Sailing: Too dangerous to sleep... I am tired, wet, cold and hungry
Part 2: Emma Richards, the skipper of Pindar, records her progress in the Around Alone single-handed round-the-world yacht race
Saturday 21 September 2002
Sunday 15 September, Travel Inn, New York, 08.30
After my last night on land I woke at 6am, simultaneously exhausted and wide awake. My stomach was churning. Nerves and excitement. I'm waiting for my parents to walk me down to the boat. At sea, 18.00: I had my final skippers' briefing this morning and left the dock with my shore crew, who jumped off half an hour before the start, as per race rules. I spotted my spectator boat and felt an enormous sense of pride and sadness as they cheered. Just me and the boat now. I was pleased with my start. Moderate 10 to 15 knots of breeze, southerly, so slightly more difficult. It means you have to make lots of short tacks back and forth to zigzag into the open seas. It wasn't long before I put up my gennekar. Nerves have disappeared, excitement has taken over.

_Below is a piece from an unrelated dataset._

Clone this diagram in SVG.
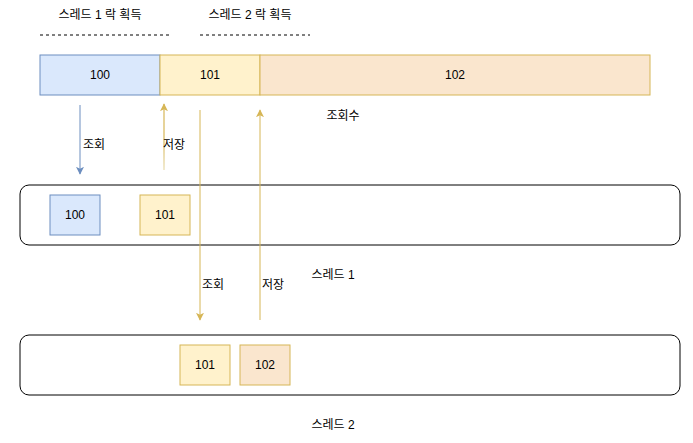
<svg xmlns="http://www.w3.org/2000/svg" width="693" height="443" viewBox="0 0 693 443">
<defs>
<style>
text{font-family:"Liberation Sans","Noto Sans CJK KR",sans-serif;font-size:12px;fill:#000;text-anchor:middle;dominant-baseline:central}
.blue{fill:#dae8fc;stroke:#6c8ebf;stroke-width:1}
.yel{fill:#fff2cc;stroke:#d6b656;stroke-width:1}
.org{fill:#fae6ce;stroke:#d6b656;stroke-width:1}
.thread{fill:#fff;stroke:#000;stroke-width:1}
.dash{stroke:#000;stroke-width:1;stroke-dasharray:3 3;fill:none}
</style>
<marker id="ab" viewBox="0 0 10 10" refX="9" refY="5" markerWidth="8" markerHeight="8" markerUnits="userSpaceOnUse" orient="auto"><path d="M0,0 L10,5 L0,10 L2.5,5 Z" fill="#6c8ebf"/></marker>
<marker id="ay" viewBox="0 0 10 10" refX="9" refY="5" markerWidth="8" markerHeight="8" markerUnits="userSpaceOnUse" orient="auto"><path d="M0,0 L10,5 L0,10 L2.5,5 Z" fill="#d6b656"/></marker>
<linearGradient id="fade" gradientUnits="userSpaceOnUse" x1="0" y1="105" x2="0" y2="170"><stop offset="0.55" stop-color="#d6b656"/><stop offset="1" stop-color="#e9dcae"/></linearGradient>
</defs>
<rect width="693" height="443" fill="#fff"/>
<g id="lock1-label"><text x="100" y="15">스레드 1 락 획득</text><line class="dash" x1="40" y1="35" x2="169" y2="35"/></g>
<g id="lock2-label"><text x="250" y="15">스레드 2 락 획득</text><line class="dash" x1="200" y1="35" x2="310" y2="35"/></g>
<g id="cell-100"><rect class="blue" x="40" y="55" width="120" height="40"/><text x="100" y="75">100</text></g>
<g id="cell-101"><rect class="yel" x="160" y="55" width="100" height="40"/><text x="210" y="75">101</text></g>
<g id="cell-102"><rect class="org" x="260" y="55" width="390" height="40"/><text x="455" y="75">102</text></g>
<g id="label-count"><text x="343" y="116">조회수</text></g>
<g id="thread1"><rect class="thread" x="20" y="185" width="660" height="60" rx="9" ry="9"/></g>
<g id="thread1-label"><text x="333" y="275">스레드 1</text></g>
<g id="t1-100"><rect class="blue" x="50" y="195" width="50" height="40"/><text x="75" y="215">100</text></g>
<g id="t1-101"><rect class="yel" x="140" y="195" width="50" height="40"/><text x="165" y="215">101</text></g>
<g id="thread2"><rect class="thread" x="20" y="335" width="660" height="60" rx="9" ry="9"/></g>
<g id="thread2-label"><text x="333" y="425">스레드 2</text></g>
<g id="t2-101"><rect class="yel" x="180" y="345" width="50" height="40"/><text x="205" y="365">101</text></g>
<g id="t2-102"><rect class="org" x="240" y="345" width="50" height="40"/><text x="265" y="365">102</text></g>
<g id="connectors">
<line x1="80" y1="105" x2="80" y2="174" stroke="#6c8ebf" stroke-width="1" marker-end="url(#ab)"/>
<text x="94" y="145">조회</text>
<line x1="164" y1="170" x2="164" y2="104" stroke="url(#fade)" stroke-width="1.2" marker-end="url(#ay)"/>
<text x="174" y="145">저장</text>
<line x1="200" y1="110" x2="200" y2="320" stroke="#d6b656" stroke-width="1" marker-end="url(#ay)"/>
<text x="213" y="285">조회</text>
<line x1="260" y1="320" x2="260" y2="110" stroke="#d6b656" stroke-width="1" marker-end="url(#ay)"/>
<text x="273" y="285">저장</text>
</g>
</svg>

Monday 16 September, Past Nantucket Shoals, 19.00
I had great boat speed (22 knots at times) and fantastic downwind sailing. But I haven't managed any sleep at all because there are too many fishing boats to avoid. My first night sailing around the world alone and I was kept awake by the traffic! Passing Nantucket Shoals, I was up to 30 knots of breeze and decided to roll the gennekar in. Things became tricky. The furling line cover caused a jam in the furler, it wouldn't go out or in. It snapped and I needed to rethread it. One lifejacket, one harness and three life-lines later, I was still precariously up on the bow when the boat went on some mad surfing mission. I gave up that attempt. Eventually, when I had the sail on the deck, I somehow had to get to each corner, untie it, and feed all 145 square metres of it down below – into a box with a small round hole in the top. My patience and strength were already stretched when a 40-knot squall came through with rain like I have never seen. I could hardly breathe for water. When I finally wiped my eyes, a supertanker appeared less than a mile away crossing my stern. I can't sleep at the moment. It's too dangerous.
Tuesday 17 September, South of Halifax, Nova Scotia, 20.40
I finally managed to sleep in the early hours, four 20-minute bursts in six hours. Luxury. I also cooked some pasta, my first hot meal since New York. I'm having massive problems receiving the weather grid files. This data is vital to know what's around you and what's coming up. The computer system crashes every time the boat crashes over a wave.
Thursday 19 September, South of Newfoundland, 09.00
A particularly low day yesterday. The thing I fear most – the solitude – has kicked in. I'm a couple of degrees further south than the rest of the fleet. This may pay off in the long-run but I'm feeling slightly out of it. I am tired, wet, cold and hungry. I have no dry clothes. It's particularly hard as the polling shows I'm in last place. I've just spoken to Andrew Pindar, my sponsor. He reiterated that there was no pressure and to do my best. He said this is just the beginning and as long as I'm still in the race, I can still win. In one sense this was reassuring. In another it just frustrated me that with all this unconditional support, I may not deliver. 17.00: I've just played one of three CDs my sister, Philippa, made for me. Loads of great songs and, to my surprise, loads of messages from family, friends, shore crew. Thanks Pip. And a special message from Tracey Edwards, who gave me my first break in ocean racing. Awesome.
Friday 20 September, Past Grand Banks, 12.00
Bit further north now. The Northerly wind has turned really cold. Wearing extra layers, two hats, gloves. Problem with weather grid files resolved. Feeling much better, pulling back some ground. The drop in wind makes this tough but the physical demands are easier at least.